start SUPPLIED MATERIAL

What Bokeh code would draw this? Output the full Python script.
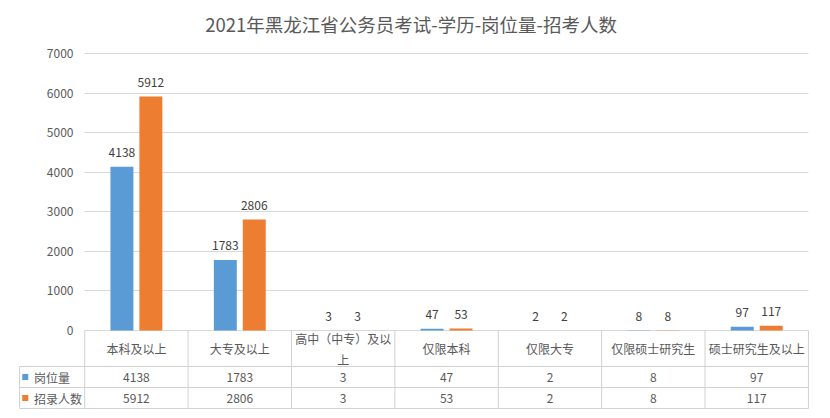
from bokeh.plotting import figure
from bokeh.models import ColumnDataSource, Range1d, FixedTicker, LabelSet
from bokeh.embed import file_html
from bokeh.resources import INLINE
from bokeh.core.properties import value

# ---------------- data ----------------
title_text = "2021年黑龙江省公务员考试-学历-岗位量-招考人数"
categories = ["本科及以上", "大专及以上", "高中（中专）及以上", "仅限本科", "仅限大专", "仅限硕士研究生", "硕士研究生及以上"]
series_names = ["岗位量", "招录人数"]
posts = [4138, 1783, 3, 47, 2, 8, 97]
recruits = [5912, 2806, 3, 53, 2, 8, 117]
y_ticks = [0, 1000, 2000, 3000, 4000, 5000, 6000, 7000]
colors = ["#5B9BD5", "#ED7D31"]

# ---------------- style / layout constants ----------------
FONT = "Noto Sans CJK SC"
TXT = "#595959"
GRID = "#D9D9D9"
LINE = "#D0D0D0"
PX = 7000 / 277.0          # value units per screen pixel
LEG = 0.65                 # width of the table's legend column (in category widths)
OFF, BW = 0.14, 0.222      # bar offset from category centre, bar width
TOP_PX = 53                # pixels above the 7000 gridline (title area)

n = len(categories)
centers = [i + 0.5 for i in range(n)]
header = [c if len(c) <= 8 else c[:8] + "\n" + c[8:] for c in categories]

src = ColumnDataSource(dict(
    x=centers,
    x_posts=[c - OFF for c in centers],
    x_recruits=[c + OFF for c in centers],
    header=header,
    posts=posts,
    recruits=recruits,
    posts_s=[str(v) for v in posts],
    recruits_s=[str(v) for v in recruits],
))

p = figure(
    x_range=Range1d(-LEG, n + 0.02),
    y_range=Range1d(-80 * PX, 7000 + TOP_PX * PX),
    width=830, height=418,
    output_backend="svg", toolbar_location=None,
    x_axis_location=None,
    min_border_left=17, min_border_right=20, min_border_top=0, min_border_bottom=8,
)
p.outline_line_color = None
p.background_fill_color = "white"
p.border_fill_color = "white"

# ---- bars and data labels ----
p.vbar(x="x_posts", top="posts", bottom=0, width=BW, source=src,
       fill_color=colors[0], line_color=None)
p.vbar(x="x_recruits", top="recruits", bottom=0, width=BW, source=src,
       fill_color=colors[1], line_color=None)
for xf, field in (("x_posts", "posts"), ("x_recruits", "recruits")):
    p.add_layout(LabelSet(
        x=xf, y=field, text=field + "_s", source=src,
        y_offset=14, text_align="center", text_baseline="middle",
        text_font=value(FONT), text_font_size="12px", text_color="#404040",
    ))

# ---- value axis and grid ----
p.yaxis.ticker = FixedTicker(ticks=y_ticks)
p.yaxis.axis_line_color = None
p.yaxis.major_tick_line_color = None
p.yaxis.minor_tick_line_color = None
p.yaxis.major_tick_in = 0
p.yaxis.major_tick_out = 0
p.yaxis.major_label_text_font = FONT
p.yaxis.major_label_text_font_size = "12px"
p.yaxis.major_label_text_color = TXT
p.yaxis.major_label_standoff = -56
p.ygrid.ticker = FixedTicker(ticks=y_ticks)
p.ygrid.grid_line_color = GRID
p.ygrid.cross_bounds = (0, n)
p.xgrid.grid_line_color = None

# ---- data table below the plot ----
R1, R2, RB = -36 * PX, -57 * PX, -78 * PX
bx = list(range(n + 1))
p.segment(x0=bx, y0=[0] * (n + 1), x1=bx, y1=[RB] * (n + 1), line_color=LINE, line_width=1)
lx = -LEG + 0.02
p.segment(x0=[lx], y0=[R1], x1=[lx], y1=[RB], line_color=LINE, line_width=1)
p.segment(x0=[lx] * 3, y0=[R1, R2, RB], x1=[n] * 3, y1=[R1, R2, RB], line_color=LINE, line_width=1)

p.text(x="x", y=-18.3 * PX, text="header", source=src,
       text_align="center", text_baseline="middle", text_line_height=1.25,
       text_font=value(FONT), text_font_size="12px", text_color=TXT)
p.text(x="x", y=(R1 + R2) / 2, text="posts_s", source=src,
       text_align="center", text_baseline="middle",
       text_font=value(FONT), text_font_size="12px", text_color=TXT)
p.text(x="x", y=(R2 + RB) / 2, text="recruits_s", source=src,
       text_align="center", text_baseline="middle",
       text_font=value(FONT), text_font_size="12px", text_color=TXT)

leg_y = [(R1 + R2) / 2, (R2 + RB) / 2]
p.scatter(x=[-0.575, -0.575], y=leg_y, marker="square", size=6, fill_color=colors, line_color=None)
p.text(x=[-0.49, -0.49], y=leg_y, text=series_names, text_align="left", text_baseline="middle",
       text_font=value(FONT), text_font_size="12px", text_color=TXT)

# ---- title (chart title, centred over the chart area) ----
p.text(x=[(410.5 - 84) / 103.43], y=[7000 + (TOP_PX - 23.5) * PX], text=[title_text],
       text_align="center", text_baseline="middle",
       text_font=value(FONT), text_font_size="18.5px", text_color=TXT)

open("out.html", "w").write(file_html(p, INLINE))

end SUPPLIED MATERIAL

Your copy of the data should match it exactly, except that pictures are left out.

What Bokeh code would draw this? Output the full Python script.
from bokeh.plotting import figure
from bokeh.models import ColumnDataSource, Range1d, FixedTicker, LabelSet
from bokeh.embed import file_html
from bokeh.resources import INLINE
from bokeh.core.properties import value

# ---------------- data ----------------
title_text = "2021年黑龙江省公务员考试-学历-岗位量-招考人数"
categories = ["本科及以上", "大专及以上", "高中（中专）及以上", "仅限本科", "仅限大专", "仅限硕士研究生", "硕士研究生及以上"]
series_names = ["岗位量", "招录人数"]
posts = [4138, 1783, 3, 47, 2, 8, 97]
recruits = [5912, 2806, 3, 53, 2, 8, 117]
y_ticks = [0, 1000, 2000, 3000, 4000, 5000, 6000, 7000]
colors = ["#5B9BD5", "#ED7D31"]

# ---------------- style / layout constants ----------------
FONT = "Noto Sans CJK SC"
TXT = "#595959"
GRID = "#D9D9D9"
LINE = "#D0D0D0"
PX = 7000 / 277.0          # value units per screen pixel
LEG = 0.65                 # width of the table's legend column (in category widths)
OFF, BW = 0.14, 0.222      # bar offset from category centre, bar width
TOP_PX = 53                # pixels above the 7000 gridline (title area)

n = len(categories)
centers = [i + 0.5 for i in range(n)]
header = [c if len(c) <= 8 else c[:8] + "\n" + c[8:] for c in categories]

src = ColumnDataSource(dict(
    x=centers,
    x_posts=[c - OFF for c in centers],
    x_recruits=[c + OFF for c in centers],
    header=header,
    posts=posts,
    recruits=recruits,
    posts_s=[str(v) for v in posts],
    recruits_s=[str(v) for v in recruits],
))

p = figure(
    x_range=Range1d(-LEG, n + 0.02),
    y_range=Range1d(-80 * PX, 7000 + TOP_PX * PX),
    width=830, height=418,
    output_backend="svg", toolbar_location=None,
    x_axis_location=None,
    min_border_left=17, min_border_right=20, min_border_top=0, min_border_bottom=8,
)
p.outline_line_color = None
p.background_fill_color = "white"
p.border_fill_color = "white"

# ---- bars and data labels ----
p.vbar(x="x_posts", top="posts", bottom=0, width=BW, source=src,
       fill_color=colors[0], line_color=None)
p.vbar(x="x_recruits", top="recruits", bottom=0, width=BW, source=src,
       fill_color=colors[1], line_color=None)
for xf, field in (("x_posts", "posts"), ("x_recruits", "recruits")):
    p.add_layout(LabelSet(
        x=xf, y=field, text=field + "_s", source=src,
        y_offset=14, text_align="center", text_baseline="middle",
        text_font=value(FONT), text_font_size="12px", text_color="#404040",
    ))

# ---- value axis and grid ----
p.yaxis.ticker = FixedTicker(ticks=y_ticks)
p.yaxis.axis_line_color = None
p.yaxis.major_tick_line_color = None
p.yaxis.minor_tick_line_color = None
p.yaxis.major_tick_in = 0
p.yaxis.major_tick_out = 0
p.yaxis.major_label_text_font = FONT
p.yaxis.major_label_text_font_size = "12px"
p.yaxis.major_label_text_color = TXT
p.yaxis.major_label_standoff = -56
p.ygrid.ticker = FixedTicker(ticks=y_ticks)
p.ygrid.grid_line_color = GRID
p.ygrid.cross_bounds = (0, n)
p.xgrid.grid_line_color = None

# ---- data table below the plot ----
R1, R2, RB = -36 * PX, -57 * PX, -78 * PX
bx = list(range(n + 1))
p.segment(x0=bx, y0=[0] * (n + 1), x1=bx, y1=[RB] * (n + 1), line_color=LINE, line_width=1)
lx = -LEG + 0.02
p.segment(x0=[lx], y0=[R1], x1=[lx], y1=[RB], line_color=LINE, line_width=1)
p.segment(x0=[lx] * 3, y0=[R1, R2, RB], x1=[n] * 3, y1=[R1, R2, RB], line_color=LINE, line_width=1)

p.text(x="x", y=-18.3 * PX, text="header", source=src,
       text_align="center", text_baseline="middle", text_line_height=1.25,
       text_font=value(FONT), text_font_size="12px", text_color=TXT)
p.text(x="x", y=(R1 + R2) / 2, text="posts_s", source=src,
       text_align="center", text_baseline="middle",
       text_font=value(FONT), text_font_size="12px", text_color=TXT)
p.text(x="x", y=(R2 + RB) / 2, text="recruits_s", source=src,
       text_align="center", text_baseline="middle",
       text_font=value(FONT), text_font_size="12px", text_color=TXT)

leg_y = [(R1 + R2) / 2, (R2 + RB) / 2]
p.scatter(x=[-0.575, -0.575], y=leg_y, marker="square", size=6, fill_color=colors, line_color=None)
p.text(x=[-0.49, -0.49], y=leg_y, text=series_names, text_align="left", text_baseline="middle",
       text_font=value(FONT), text_font_size="12px", text_color=TXT)

# ---- title (chart title, centred over the chart area) ----
p.text(x=[(410.5 - 84) / 103.43], y=[7000 + (TOP_PX - 23.5) * PX], text=[title_text],
       text_align="center", text_baseline="middle",
       text_font=value(FONT), text_font_size="18.5px", text_color=TXT)

open("out.html", "w").write(file_html(p, INLINE))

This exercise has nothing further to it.